Cécile Raynal: Petites Histoires en Réserve

Evanescence Captured in Clay

June 13, 2018By Heidi EllisonArchive, Exhibitions
Cécile Raynal at work. Musée des Arts et Métiers, Paris
Cécile Raynal at work. © Bernard Hébert

The magical Musée des Arts and Métiers is one of Paris’s neglected treasures. While hordes of visitors are trying to get a snapshot of Mona at the Louvre, only a handful are marveling at the early flying machines hanging from the ceiling of a former church attached to the museum. Among the many other proofs of human (French) ingenuity are Foucault’s Pendulum, Pascal’s 17th-century calculating machine, a 19th-century steel diving suit and, of more recent manufacture, the original Vélib. Now, human and animal forms have appeared alongside all those mechanical wonders for an exhibition of sculptures by artist-in-residence Cécile Raynal, “Petites Histoires en Réserve,” which are scattered around the museum.

For her residency, Raynal set up her studio and kiln in the museum’s reserves and used the employees as models.
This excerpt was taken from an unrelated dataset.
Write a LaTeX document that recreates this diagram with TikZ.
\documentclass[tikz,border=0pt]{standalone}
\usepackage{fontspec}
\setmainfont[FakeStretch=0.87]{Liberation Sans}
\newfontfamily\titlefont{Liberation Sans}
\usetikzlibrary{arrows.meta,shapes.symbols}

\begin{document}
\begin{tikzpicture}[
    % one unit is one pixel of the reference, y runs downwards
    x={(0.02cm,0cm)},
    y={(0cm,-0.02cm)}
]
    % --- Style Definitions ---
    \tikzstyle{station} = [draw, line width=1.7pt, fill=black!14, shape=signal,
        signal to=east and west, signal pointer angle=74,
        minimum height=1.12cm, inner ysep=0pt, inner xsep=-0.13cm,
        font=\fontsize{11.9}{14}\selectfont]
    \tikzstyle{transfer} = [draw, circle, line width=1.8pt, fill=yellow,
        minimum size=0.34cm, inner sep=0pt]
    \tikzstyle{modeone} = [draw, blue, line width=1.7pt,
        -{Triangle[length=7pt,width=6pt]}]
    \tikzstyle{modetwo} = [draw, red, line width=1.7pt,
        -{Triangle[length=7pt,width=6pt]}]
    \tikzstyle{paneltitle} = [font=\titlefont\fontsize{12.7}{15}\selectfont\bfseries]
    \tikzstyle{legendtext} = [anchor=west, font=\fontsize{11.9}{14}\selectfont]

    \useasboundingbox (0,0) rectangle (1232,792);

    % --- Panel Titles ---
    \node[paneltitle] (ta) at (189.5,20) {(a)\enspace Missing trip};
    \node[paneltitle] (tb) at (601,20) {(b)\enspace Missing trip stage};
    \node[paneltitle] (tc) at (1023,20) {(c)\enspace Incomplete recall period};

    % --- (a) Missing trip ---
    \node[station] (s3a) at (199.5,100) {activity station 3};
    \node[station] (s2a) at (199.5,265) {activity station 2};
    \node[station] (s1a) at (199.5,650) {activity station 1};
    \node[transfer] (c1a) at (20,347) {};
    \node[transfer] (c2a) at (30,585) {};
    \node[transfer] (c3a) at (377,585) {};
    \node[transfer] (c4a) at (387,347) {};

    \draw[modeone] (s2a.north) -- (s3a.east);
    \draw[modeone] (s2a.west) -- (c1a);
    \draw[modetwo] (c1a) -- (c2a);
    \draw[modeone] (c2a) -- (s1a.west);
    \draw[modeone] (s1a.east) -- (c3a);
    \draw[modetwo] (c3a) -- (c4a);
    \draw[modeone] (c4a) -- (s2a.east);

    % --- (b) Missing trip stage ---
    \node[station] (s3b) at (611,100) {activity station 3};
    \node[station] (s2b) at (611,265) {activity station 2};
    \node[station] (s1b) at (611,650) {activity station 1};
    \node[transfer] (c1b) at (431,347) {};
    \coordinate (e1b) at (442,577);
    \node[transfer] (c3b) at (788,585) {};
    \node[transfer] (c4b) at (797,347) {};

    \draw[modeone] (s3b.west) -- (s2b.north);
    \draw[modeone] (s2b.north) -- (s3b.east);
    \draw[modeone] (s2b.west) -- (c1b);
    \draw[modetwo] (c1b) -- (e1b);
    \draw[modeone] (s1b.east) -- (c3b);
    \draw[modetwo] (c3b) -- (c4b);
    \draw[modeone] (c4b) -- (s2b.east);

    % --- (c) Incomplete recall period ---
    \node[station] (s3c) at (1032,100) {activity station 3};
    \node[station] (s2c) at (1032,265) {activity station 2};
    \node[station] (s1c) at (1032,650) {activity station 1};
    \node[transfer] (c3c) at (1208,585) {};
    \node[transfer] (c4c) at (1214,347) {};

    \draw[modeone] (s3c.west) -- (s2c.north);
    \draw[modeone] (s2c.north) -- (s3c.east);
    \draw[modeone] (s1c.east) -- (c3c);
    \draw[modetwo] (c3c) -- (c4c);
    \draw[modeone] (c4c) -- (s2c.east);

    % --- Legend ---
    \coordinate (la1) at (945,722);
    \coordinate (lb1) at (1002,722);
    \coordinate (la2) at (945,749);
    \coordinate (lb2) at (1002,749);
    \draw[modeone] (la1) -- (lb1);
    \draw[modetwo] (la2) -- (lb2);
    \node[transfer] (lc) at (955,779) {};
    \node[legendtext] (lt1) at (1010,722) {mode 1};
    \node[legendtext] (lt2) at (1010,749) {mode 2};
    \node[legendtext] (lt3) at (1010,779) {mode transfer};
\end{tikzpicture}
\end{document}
She kept notes on their conversations during the sittings, inspired by a question she asked each model about an object that has a personal meaning for him or her. Some of her notes are reproduced in the exhibition, adding another layer of meaning to the sculptures.
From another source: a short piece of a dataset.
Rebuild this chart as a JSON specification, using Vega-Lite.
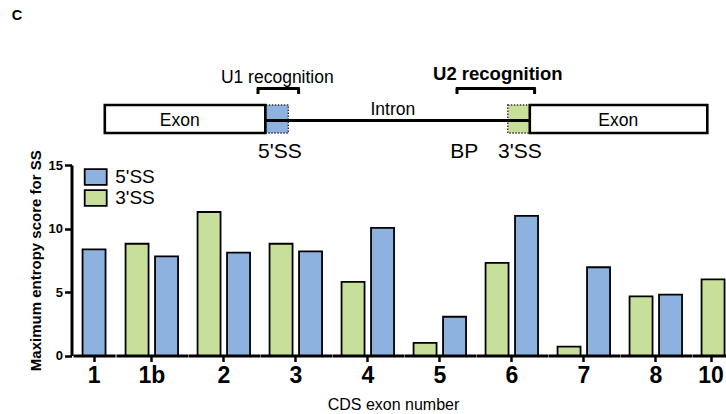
{
  "$schema": "https://vega.github.io/schema/vega-lite/v6.json",
  "padding": {"left": 11, "top": 0, "right": 0, "bottom": 0},
  "bounds": "flush",
  "spacing": 5,
  "datasets": {
    "bars": [
      {"exon": "1", "type": "5'SS", "score": 8.35},
      {"exon": "1b", "type": "3'SS", "score": 8.8},
      {"exon": "1b", "type": "5'SS", "score": 7.8},
      {"exon": "2", "type": "3'SS", "score": 11.3},
      {"exon": "2", "type": "5'SS", "score": 8.1},
      {"exon": "3", "type": "3'SS", "score": 8.8},
      {"exon": "3", "type": "5'SS", "score": 8.2},
      {"exon": "4", "type": "3'SS", "score": 5.8},
      {"exon": "4", "type": "5'SS", "score": 10.05},
      {"exon": "5", "type": "3'SS", "score": 1.0},
      {"exon": "5", "type": "5'SS", "score": 3.05},
      {"exon": "6", "type": "3'SS", "score": 7.3},
      {"exon": "6", "type": "5'SS", "score": 11.0},
      {"exon": "7", "type": "3'SS", "score": 0.7},
      {"exon": "7", "type": "5'SS", "score": 6.95},
      {"exon": "8", "type": "3'SS", "score": 4.65},
      {"exon": "8", "type": "5'SS", "score": 4.8},
      {"exon": "10", "type": "3'SS", "score": 6.0}
    ]
  },
  "vconcat": [
    {
      "width": 653,
      "height": 160,
      "layer": [
        {
          "data": {"values": [
            {"x": 265, "x2": 287.5, "y": 105, "y2": 133, "type": "5'SS"},
            {"x": 507, "x2": 529, "y": 105, "y2": 133, "type": "3'SS"}
          ]},
          "mark": {"type": "rect", "stroke": "#333333", "strokeWidth": 1.4, "strokeDash": [1.5, 1.5]},
          "encoding": {
            "x": {"field": "x", "type": "quantitative", "scale": {"domain": [72.2, 725.2], "nice": false, "zero": false}, "axis": null},
            "x2": {"field": "x2"},
            "y": {"field": "y", "type": "quantitative", "scale": {"domain": [0, 160], "nice": false, "zero": false, "reverse": true}, "axis": null},
            "y2": {"field": "y2"},
            "color": {"field": "type", "type": "nominal", "scale": {"domain": ["5'SS", "3'SS"], "range": ["#8EB2E0", "#C8DF9A"]}}
          }
        },
        {
          "data": {"values": [
            {"x": 264, "x2": 529, "y": 120.5, "y2": 120.5},
            {"x": 256, "x2": 299, "y": 88.5, "y2": 88.5},
            {"x": 257.2, "x2": 257.2, "y": 88.5, "y2": 94},
            {"x": 297.8, "x2": 297.8, "y": 88.5, "y2": 94},
            {"x": 455, "x2": 535, "y": 88.5, "y2": 88.5},
            {"x": 456.2, "x2": 456.2, "y": 88.5, "y2": 94},
            {"x": 533.8, "x2": 533.8, "y": 88.5, "y2": 94}
          ]},
          "mark": {"type": "rule", "color": "black", "strokeWidth": 3},
          "encoding": {
            "x": {"field": "x", "type": "quantitative"},
            "x2": {"field": "x2"},
            "y": {"field": "y", "type": "quantitative"},
            "y2": {"field": "y2"}
          }
        },
        {
          "data": {"values": [
            {"x": 104, "x2": 264.5, "y": 105, "y2": 133},
            {"x": 529, "x2": 706.5, "y": 105, "y2": 133}
          ]},
          "mark": {"type": "rect", "fill": "white", "stroke": "black", "strokeWidth": 2.6},
          "encoding": {
            "x": {"field": "x", "type": "quantitative"},
            "x2": {"field": "x2"},
            "y": {"field": "y", "type": "quantitative"},
            "y2": {"field": "y2"}
          }
        },
        {
          "data": {"values": [
            {"x": 276.5, "y": 78, "label": "U1 recognition"},
            {"x": 392, "y": 110, "label": "Intron"},
            {"x": 179, "y": 120.5, "label": "Exon"},
            {"x": 617.5, "y": 120.5, "label": "Exon"}
          ]},
          "mark": {"type": "text", "fontSize": 17.5, "color": "black", "baseline": "middle", "align": "center"},
          "encoding": {
            "x": {"field": "x", "type": "quantitative"},
            "y": {"field": "y", "type": "quantitative"},
            "text": {"field": "label"}
          }
        },
        {
          "data": {"values": [
            {"x": 497, "y": 74, "label": "U2 recognition"}
          ]},
          "mark": {"type": "text", "fontSize": 18.5, "fontWeight": "bold", "color": "black", "baseline": "middle", "align": "center"},
          "encoding": {
            "x": {"field": "x", "type": "quantitative"},
            "y": {"field": "y", "type": "quantitative"},
            "text": {"field": "label"}
          }
        },
        {
          "data": {"values": [
            {"x": 279, "y": 151.5, "label": "5'SS"},
            {"x": 463.5, "y": 151.5, "label": "BP"},
            {"x": 519, "y": 151.5, "label": "3'SS"}
          ]},
          "mark": {"type": "text", "fontSize": 21, "color": "black", "baseline": "middle", "align": "center"},
          "encoding": {
            "x": {"field": "x", "type": "quantitative"},
            "y": {"field": "y", "type": "quantitative"},
            "text": {"field": "label"}
          }
        },
        {
          "data": {"values": [
            {"x": 11, "y": 20, "label": "C"}
          ]},
          "mark": {"type": "text", "fontSize": 14.5, "fontWeight": "bold", "color": "black", "baseline": "alphabetic", "align": "left"},
          "encoding": {
            "x": {"field": "x", "type": "quantitative"},
            "y": {"field": "y", "type": "quantitative"},
            "text": {"field": "label"}
          }
        }
      ]
    },
    {
      "bounds": "flush",
      "spacing": 0,
      "resolve": {"scale": {"x": "independent", "xOffset": "independent", "y": "independent"}},
      "hconcat": [
        {
          "width": 42.1, "height": 190.5,
          "data": {"name": "bars"},
          "transform": [{"filter": "datum.exon == '1'"}],
          "mark": {"type": "bar", "stroke": "black", "strokeWidth": 1.8},
          "encoding": {
            "x": {"field": "exon", "type": "nominal", "scale": {"paddingInner": 0, "paddingOuter": 0}, "axis": {"title": null}},
            "xOffset": {"field": "type", "type": "nominal", "sort": ["3'SS", "5'SS"], "scale": {"paddingInner": 0.22, "paddingOuter": 0.324}},
            "y": {"field": "score", "type": "quantitative", "scale": {"domain": [0, 15], "nice": false},
                  "axis": {"title": "Maximum entropy score for SS", "values": [0, 5, 10, 15], "offset": 1.5, "titlePadding": 5}},
            "color": {"field": "type", "type": "nominal", "scale": {"domain": ["5'SS", "3'SS"], "range": ["#8EB2E0", "#C8DF9A"]}}
          }
        },
        {
          "width": 71.6, "height": 190.5,
          "data": {"name": "bars"},
          "transform": [{"filter": "datum.exon == '1b'"}],
          "mark": {"type": "bar", "stroke": "black", "strokeWidth": 1.8},
          "encoding": {
            "x": {"field": "exon", "type": "nominal", "scale": {"paddingInner": 0, "paddingOuter": 0}, "axis": {"title": null}},
            "xOffset": {"field": "type", "type": "nominal", "sort": ["3'SS", "5'SS"], "scale": {"paddingInner": 0.22, "paddingOuter": 0.324}},
            "y": {"field": "score", "type": "quantitative", "scale": {"domain": [0, 15], "nice": false}, "axis": null},
            "color": {"field": "type", "type": "nominal"}
          }
        },
        {
          "width": 71.6, "height": 190.5,
          "data": {"name": "bars"},
          "transform": [{"filter": "datum.exon == '2'"}],
          "mark": {"type": "bar", "stroke": "black", "strokeWidth": 1.8},
          "encoding": {
            "x": {"field": "exon", "type": "nominal", "scale": {"paddingInner": 0, "paddingOuter": 0}, "axis": {"title": null}},
            "xOffset": {"field": "type", "type": "nominal", "sort": ["3'SS", "5'SS"], "scale": {"paddingInner": 0.22, "paddingOuter": 0.324}},
            "y": {"field": "score", "type": "quantitative", "scale": {"domain": [0, 15], "nice": false}, "axis": null},
            "color": {"field": "type", "type": "nominal"}
          }
        },
        {
          "width": 71.6, "height": 190.5,
          "data": {"name": "bars"},
          "transform": [{"filter": "datum.exon == '3'"}],
          "mark": {"type": "bar", "stroke": "black", "strokeWidth": 1.8},
          "encoding": {
            "x": {"field": "exon", "type": "nominal", "scale": {"paddingInner": 0, "paddingOuter": 0}, "axis": {"title": null}},
            "xOffset": {"field": "type", "type": "nominal", "sort": ["3'SS", "5'SS"], "scale": {"paddingInner": 0.22, "paddingOuter": 0.324}},
            "y": {"field": "score", "type": "quantitative", "scale": {"domain": [0, 15], "nice": false}, "axis": null},
            "color": {"field": "type", "type": "nominal"}
          }
        },
        {
          "width": 71.6, "height": 190.5,
          "data": {"name": "bars"},
          "transform": [{"filter": "datum.exon == '4'"}],
          "mark": {"type": "bar", "stroke": "black", "strokeWidth": 1.8},
          "encoding": {
            "x": {"field": "exon", "type": "nominal", "scale": {"paddingInner": 0, "paddingOuter": 0},
                  "axis": {"title": "CDS exon number", "titleX": 61, "titleFontSize": 16, "titleFontWeight": "normal", "titlePadding": 9}},
            "xOffset": {"field": "type", "type": "nominal", "sort": ["3'SS", "5'SS"], "scale": {"paddingInner": 0.22, "paddingOuter": 0.324}},
            "y": {"field": "score", "type": "quantitative", "scale": {"domain": [0, 15], "nice": false}, "axis": null},
            "color": {"field": "type", "type": "nominal"}
          }
        },
        {
          "width": 71.6, "height": 190.5,
          "data": {"name": "bars"},
          "transform": [{"filter": "datum.exon == '5'"}],
          "mark": {"type": "bar", "stroke": "black", "strokeWidth": 1.8},
          "encoding": {
            "x": {"field": "exon", "type": "nominal", "scale": {"paddingInner": 0, "paddingOuter": 0}, "axis": {"title": null}},
            "xOffset": {"field": "type", "type": "nominal", "sort": ["3'SS", "5'SS"], "scale": {"paddingInner": 0.22, "paddingOuter": 0.324}},
            "y": {"field": "score", "type": "quantitative", "scale": {"domain": [0, 15], "nice": false}, "axis": null},
            "color": {"field": "type", "type": "nominal"}
          }
        },
        {
          "width": 71.6, "height": 190.5,
          "data": {"name": "bars"},
          "transform": [{"filter": "datum.exon == '6'"}],
          "mark": {"type": "bar", "stroke": "black", "strokeWidth": 1.8},
          "encoding": {
            "x": {"field": "exon", "type": "nominal", "scale": {"paddingInner": 0, "paddingOuter": 0}, "axis": {"title": null}},
            "xOffset": {"field": "type", "type": "nominal", "sort": ["3'SS", "5'SS"], "scale": {"paddingInner": 0.22, "paddingOuter": 0.324}},
            "y": {"field": "score", "type": "quantitative", "scale": {"domain": [0, 15], "nice": false}, "axis": null},
            "color": {"field": "type", "type": "nominal"}
          }
        },
        {
          "width": 71.6, "height": 190.5,
          "data": {"name": "bars"},
          "transform": [{"filter": "datum.exon == '7'"}],
          "mark": {"type": "bar", "stroke": "black", "strokeWidth": 1.8},
          "encoding": {
            "x": {"field": "exon", "type": "nominal", "scale": {"paddingInner": 0, "paddingOuter": 0}, "axis": {"title": null}},
            "xOffset": {"field": "type", "type": "nominal", "sort": ["3'SS", "5'SS"], "scale": {"paddingInner": 0.22, "paddingOuter": 0.324}},
            "y": {"field": "score", "type": "quantitative", "scale": {"domain": [0, 15], "nice": false}, "axis": null},
            "color": {"field": "type", "type": "nominal"}
          }
        },
        {
          "width": 71.6, "height": 190.5,
          "data": {"name": "bars"},
          "transform": [{"filter": "datum.exon == '8'"}],
          "mark": {"type": "bar", "stroke": "black", "strokeWidth": 1.8},
          "encoding": {
            "x": {"field": "exon", "type": "nominal", "scale": {"paddingInner": 0, "paddingOuter": 0}, "axis": {"title": null}},
            "xOffset": {"field": "type", "type": "nominal", "sort": ["3'SS", "5'SS"], "scale": {"paddingInner": 0.22, "paddingOuter": 0.324}},
            "y": {"field": "score", "type": "quantitative", "scale": {"domain": [0, 15], "nice": false}, "axis": null},
            "color": {"field": "type", "type": "nominal"}
          }
        },
        {
          "width": 38.05, "height": 190.5,
          "data": {"name": "bars"},
          "transform": [{"filter": "datum.exon == '10'"}],
          "mark": {"type": "bar", "stroke": "black", "strokeWidth": 1.8},
          "encoding": {
            "x": {"field": "exon", "type": "nominal", "scale": {"paddingInner": 0, "paddingOuter": 0}, "axis": {"title": null}},
            "xOffset": {"field": "type", "type": "nominal", "sort": ["3'SS", "5'SS"], "scale": {"paddingInner": 0.22, "paddingOuter": 0.255, "align": 0.635}},
            "y": {"field": "score", "type": "quantitative", "scale": {"domain": [0, 15], "nice": false}, "axis": null},
            "color": {"field": "type", "type": "nominal"}
          }
        }
      ]
    }
  ],
  "config": {
    "font": "Liberation Sans",
    "view": {"stroke": null},
    "axis": {"domainColor": "black", "tickColor": "black", "labelColor": "black", "titleColor": "black", "grid": false},
    "axisX": {"labelFontSize": 23, "labelFontWeight": "bold", "labelAngle": 0, "labelPadding": 3, "tickSize": 6, "tickWidth": 2.5, "domainWidth": 3},
    "axisY": {"labelFontSize": 13, "labelFontWeight": "bold", "labelPadding": 2, "tickSize": 7, "tickWidth": 2.5, "domainWidth": 3, "titleFontSize": 15, "titleFontWeight": "bold"},
    "legend": {"orient": "none", "legendX": 13.2, "legendY": 167.5, "title": null, "symbolType": "M-1.4,-1H1.4V1H-1.4Z", "symbolSize": 247, "symbolStrokeColor": "black", "symbolStrokeWidth": 1.8, "symbolOpacity": 1, "labelFontSize": 19, "labelOffset": 10, "rowPadding": -3, "labelColor": "black"}
  }
}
Raynal, who has worked in other institutions like prisons and psychiatric facilities in the past, enjoys immersing herself in a particular community and then going back to the individual, whose identity might be lost amid the group, through her sculptures of them.

Cécile Raynal. Musée des Arts et Métiers, Paris
Exhibition view. © Bernard Hébert

The works are presented as installations combining the sculptures with wooden packing cases from the museum’s reserves with Raynal’s sayings printed on them – e.g., “Caress,” “Don’t lose your head,” “Never despair” – and, occasionally, with objects from the reserves, such as a model of the radium atom.

Raynal plays with scale, sometimes pairing her human figures with woodland creatures like foxes, deer and rabbits. In “Rêve de Longues Oreilles” (“Dream of Long Ears”), for example, a seated man with a rabbit on his shoulder stands next to a rabbit as big as he is (with very long ears indeed) as it leaps out of a glass box.

Cécile Raynal. Musée des Arts et Métiers, Paris
Exhibition view. © Bernard Hébert

Raynal has an original technique for creating her sculptures, one that she adapted from the Japanese pottery-making technique of raku. She retained only the part that interested her, smoke firing, which involves firing the clay figures to 1,200 degrees C, cooling them to 1,000 degrees C, then burying the red-hot sculptures in a combustible material like sawdust and leaving them to smoke for two or three hours.

Cécile Raynal. Musée des Arts et Métiers, Paris
Smoke firing of a sculpture. © Cécile Raynal

The result is a surface with a burnt, metallic or ashy appearance. A film in the exhibition and on the museum’s website pictures this interesting process, in which sparks flying around the glowing sculptures seem to be working magic on the corpse-life figures and bringing them back to life.

Raynal, a former dancer, took up sculpture after a sojourn in Africa, opting for figuration because she wanted to “enter a face the same way you would enter a landscape.” Her experience as a dancer seems to have given her an intimate knowledge of the human body and may also be a source of the enigmatic poetry of her installations, which have a dreamlike feel to them with their unreal dimensions and animal companions. As writer Nancy Huston, who wrote the preface to a new book on Raynal’s work, Mémoires de Braise (Privat), puts it, “Cécile Raynal the dancer gave up on evanescence, or rather, she chose to capture in clay the evanescence of everything, every gesture, every act.”